How Climate-Controlled Self-Storage Financing Works in San Antonio
San Antonio's self-storage market is built on a demand base that most Sun Belt metros would envy. Joint Base San Antonio generates a continuous rotation of military households, each moving on compressed timelines and needing flexible, secure storage for furniture, electronics, and personal goods. Layered on top of that is steady in-migration from Austin and Dallas, healthcare sector expansion, and household formation rates that have kept absorption reasonably healthy even as new supply enters select corridors. Climate-controlled facilities sit at the premium end of this demand curve, attracting renters who are storing higher-value or more sensitive inventory and who tend to stay longer and move out less frequently than drive-up tenants.

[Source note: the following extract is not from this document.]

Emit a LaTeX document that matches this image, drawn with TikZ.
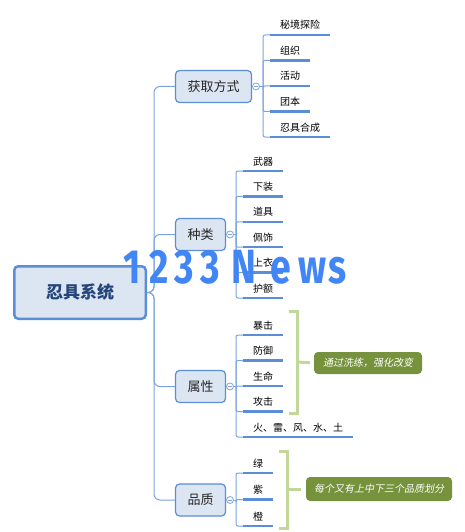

Within the metro, climate-controlled development has concentrated in the denser residential corridors: Stone Oak, Alamo Heights, the Northwest Side, and the growth belt stretching through Converse, Schertz, and Cibolo. New Braunfels and Boerne have also attracted ground-up projects targeting suburban households relocating from higher-cost markets. The common thread across these submarkets is multi-story, HVAC-throughout construction with individually secured units, keypad access, and full camera coverage. These building specifications are not cosmetic. They are the baseline that separates deals getting institutional interest from deals that compete only on price.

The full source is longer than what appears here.